◆ **WHAT TO WORK ON**: Each line of the listing must be transcribed exactly, except for the images, which should be excluded.

◆ **DATA SEGMENT**:

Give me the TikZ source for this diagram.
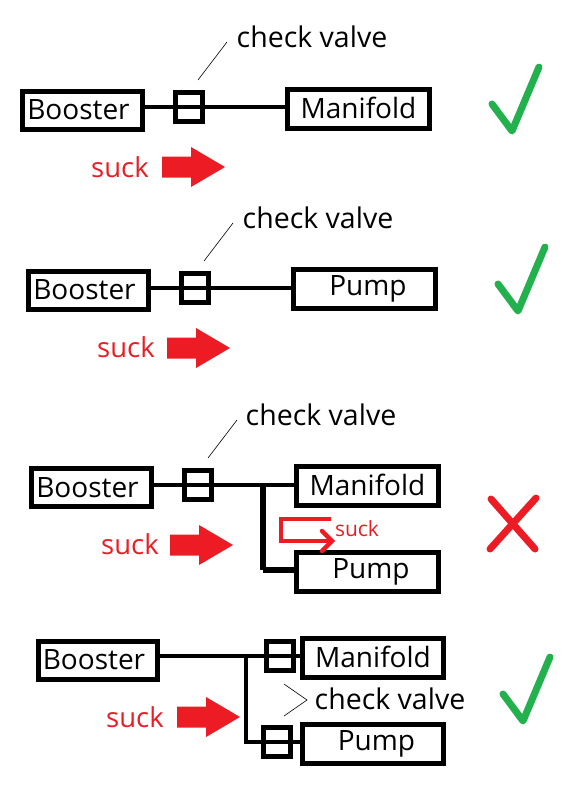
\documentclass[tikz,border=0pt]{standalone}
\usepackage{fontspec}
\setmainfont{Open Sans}
\definecolor{rd}{RGB}{237,28,36}
\definecolor{gn}{RGB}{34,177,76}
\tikzset{
 x=1pt,y=-1pt,
 boxn/.style={draw=black,line width=5pt,inner sep=0pt,font=\fontsize{28}{28}\selectfont},
 valven/.style={draw=black,line width=5pt,inner sep=0pt,minimum width=27pt,minimum height=29pt},
 pipe/.style={draw=black,line width=4.5pt},
 thin leader/.style={draw=black,line width=0.6pt},
 lab/.style={inner sep=0pt,font=\fontsize{28.5}{28.5}\selectfont},
 sucklab/.style={inner sep=0pt,text=rd,font=\fontsize{27.5}{27.5}\selectfont},
 bigarrow/.style={fill=rd,draw=none},
 tick/.style={draw=gn,line width=7pt,line cap=round,line join=round},
 cross/.style={draw=rd,line width=7pt,line cap=round},
}
\newcommand{\bx}[6]{\node[boxn,minimum width=#4 pt-3.5pt,minimum height=#5 pt-4pt] (#1) at (#2,#3) {\raisebox{1pt}{#6}};}
\newcommand{\arr}[2]{\fill[bigarrow] (#1,#2-10.5) -- (#1+29,#2-10.5) -- (#1+29,#2-20) -- (#1+63,#2) -- (#1+29,#2+20) -- (#1+29,#2+10.5) -- (#1,#2+10.5) -- cycle;}
\newcommand{\tk}[2]{\draw[tick] (#1,#2) -- (#1+20,#2+27) -- (#1+47,#2-37);}
\newcommand{\bst}{Booster\hspace*{8pt}}
\newcommand{\pmp}{\hspace*{7pt}Pump}
\begin{document}
\begin{tikzpicture}
\useasboundingbox (0,0) rectangle (574,798);
% panel 1
\bx{b1}{82.5}{110}{123}{42}{\bst}
\node[valven] (v1) at (188.5,107) {};
\bx{m1}{358.5}{108.5}{145}{43}{Manifold}
\draw[pipe] (b1.east |- v1.center) -- (m1.west |- v1.center);
\node[lab] (t1) at (312,37) {check valve};
\coordinate (l1) at (198,80);
\draw[thin leader] (l1) -- (227,42);
\node[sucklab] (s1) at (120,167) {suck};
\arr{162}{167}
\tk{492}{104}
% panel 2
\bx{b2}{88.5}{290.5}{123}{42}{\bst}
\node[valven] (v2) at (194.5,288) {};
\bx{p2}{364.5}{288.5}{145}{43}{\pmp}
\draw[pipe] (b2.east |- v2.center) -- (p2.west |- v2.center);
\node[lab] (t2) at (318,218) {check valve};
\coordinate (l2) at (204,261);
\draw[thin leader] (l2) -- (233,223);
\node[sucklab] (s2) at (126,347) {suck};
\arr{167}{348}
\tk{498}{284}
% panel 3
\bx{b3}{91.5}{487.5}{123}{42}{\bst}
\node[valven] (v3) at (197.5,485) {};
\bx{m3}{367.5}{485.5}{145}{43}{Manifold}
\bx{p3}{367.5}{571.5}{145}{43}{\pmp}
\draw[pipe] (b3.east |- v3.center) -- (m3.west |- v3.center);
\coordinate (j3) at (263,485);
\coordinate (k3) at (263,570);
\draw[draw=black,line width=6pt] (j3) -- (k3);
\draw[draw=black,line width=6pt] (k3) -- (p3.west |- k3);
\node[lab] (t3) at (321,415) {check valve};
\coordinate (l3) at (208,458);
\draw[thin leader] (l3) -- (237,420);
\node[sucklab] (s3) at (130,544) {suck};
\arr{170}{545}
\draw[draw=rd,line width=4.5pt,line join=miter] (331,519) -- (281,519) -- (281,541) -- (331,541);
\draw[draw=rd,line width=4.5pt,line cap=round] (322,531) -- (332,541) -- (322,551);
\node[sucklab,font=\fontsize{21}{21}\selectfont] (s3b) at (357,529) {suck};
\draw[cross] (536,498) -- (490,549);
\draw[cross] (491,499) -- (535,549);
% panel 4
\bx{b4}{98}{660}{123}{42}{\bst}
\node[valven] (v4a) at (279.5,656) {};
\node[valven] (v4b) at (276.5,742) {};
\bx{m4}{373}{657.5}{145}{43}{Manifold}
\bx{p4}{373}{744}{145}{43}{\pmp}
\draw[pipe] (b4.east |- v4a.center) -- (m4.west |- v4a.center);
\coordinate (j4) at (246,654);
\coordinate (k4) at (246,742);
\draw[pipe] (j4) -- (k4) -- (p4.west |- k4);
\node[lab] (t4) at (390,699) {check valve};
\coordinate (l4) at (284,684);
\coordinate (l5) at (284,716);
\draw[thin leader] (l4) -- (307,700) -- (l5);
\node[sucklab] (s4) at (135,717) {suck};
\arr{177}{717}
\tk{503}{694}
\end{tikzpicture}
\end{document}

◆ **WRITTEN RESPONSE**:
Give me the TikZ source for this diagram.
\documentclass[tikz,border=0pt]{standalone}
\usepackage{fontspec}
\setmainfont{Open Sans}
\definecolor{rd}{RGB}{237,28,36}
\definecolor{gn}{RGB}{34,177,76}
\tikzset{
 x=1pt,y=-1pt,
 boxn/.style={draw=black,line width=5pt,inner sep=0pt,font=\fontsize{28}{28}\selectfont},
 valven/.style={draw=black,line width=5pt,inner sep=0pt,minimum width=27pt,minimum height=29pt},
 pipe/.style={draw=black,line width=4.5pt},
 thin leader/.style={draw=black,line width=0.6pt},
 lab/.style={inner sep=0pt,font=\fontsize{28.5}{28.5}\selectfont},
 sucklab/.style={inner sep=0pt,text=rd,font=\fontsize{27.5}{27.5}\selectfont},
 bigarrow/.style={fill=rd,draw=none},
 tick/.style={draw=gn,line width=7pt,line cap=round,line join=round},
 cross/.style={draw=rd,line width=7pt,line cap=round},
}
\newcommand{\bx}[6]{\node[boxn,minimum width=#4 pt-3.5pt,minimum height=#5 pt-4pt] (#1) at (#2,#3) {\raisebox{1pt}{#6}};}
\newcommand{\arr}[2]{\fill[bigarrow] (#1,#2-10.5) -- (#1+29,#2-10.5) -- (#1+29,#2-20) -- (#1+63,#2) -- (#1+29,#2+20) -- (#1+29,#2+10.5) -- (#1,#2+10.5) -- cycle;}
\newcommand{\tk}[2]{\draw[tick] (#1,#2) -- (#1+20,#2+27) -- (#1+47,#2-37);}
\newcommand{\bst}{Booster\hspace*{8pt}}
\newcommand{\pmp}{\hspace*{7pt}Pump}
\begin{document}
\begin{tikzpicture}
\useasboundingbox (0,0) rectangle (574,798);
% panel 1
\bx{b1}{82.5}{110}{123}{42}{\bst}
\node[valven] (v1) at (188.5,107) {};
\bx{m1}{358.5}{108.5}{145}{43}{Manifold}
\draw[pipe] (b1.east |- v1.center) -- (m1.west |- v1.center);
\node[lab] (t1) at (312,37) {check valve};
\coordinate (l1) at (198,80);
\draw[thin leader] (l1) -- (227,42);
\node[sucklab] (s1) at (120,167) {suck};
\arr{162}{167}
\tk{492}{104}
% panel 2
\bx{b2}{88.5}{290.5}{123}{42}{\bst}
\node[valven] (v2) at (194.5,288) {};
\bx{p2}{364.5}{288.5}{145}{43}{\pmp}
\draw[pipe] (b2.east |- v2.center) -- (p2.west |- v2.center);
\node[lab] (t2) at (318,218) {check valve};
\coordinate (l2) at (204,261);
\draw[thin leader] (l2) -- (233,223);
\node[sucklab] (s2) at (126,347) {suck};
\arr{167}{348}
\tk{498}{284}
% panel 3
\bx{b3}{91.5}{487.5}{123}{42}{\bst}
\node[valven] (v3) at (197.5,485) {};
\bx{m3}{367.5}{485.5}{145}{43}{Manifold}
\bx{p3}{367.5}{571.5}{145}{43}{\pmp}
\draw[pipe] (b3.east |- v3.center) -- (m3.west |- v3.center);
\coordinate (j3) at (263,485);
\coordinate (k3) at (263,570);
\draw[draw=black,line width=6pt] (j3) -- (k3);
\draw[draw=black,line width=6pt] (k3) -- (p3.west |- k3);
\node[lab] (t3) at (321,415) {check valve};
\coordinate (l3) at (208,458);
\draw[thin leader] (l3) -- (237,420);
\node[sucklab] (s3) at (130,544) {suck};
\arr{170}{545}
\draw[draw=rd,line width=4.5pt,line join=miter] (331,519) -- (281,519) -- (281,541) -- (331,541);
\draw[draw=rd,line width=4.5pt,line cap=round] (322,531) -- (332,541) -- (322,551);
\node[sucklab,font=\fontsize{21}{21}\selectfont] (s3b) at (357,529) {suck};
\draw[cross] (536,498) -- (490,549);
\draw[cross] (491,499) -- (535,549);
% panel 4
\bx{b4}{98}{660}{123}{42}{\bst}
\node[valven] (v4a) at (279.5,656) {};
\node[valven] (v4b) at (276.5,742) {};
\bx{m4}{373}{657.5}{145}{43}{Manifold}
\bx{p4}{373}{744}{145}{43}{\pmp}
\draw[pipe] (b4.east |- v4a.center) -- (m4.west |- v4a.center);
\coordinate (j4) at (246,654);
\coordinate (k4) at (246,742);
\draw[pipe] (j4) -- (k4) -- (p4.west |- k4);
\node[lab] (t4) at (390,699) {check valve};
\coordinate (l4) at (284,684);
\coordinate (l5) at (284,716);
\draw[thin leader] (l4) -- (307,700) -- (l5);
\node[sucklab] (s4) at (135,717) {suck};
\arr{177}{717}
\tk{503}{694}
\end{tikzpicture}
\end{document}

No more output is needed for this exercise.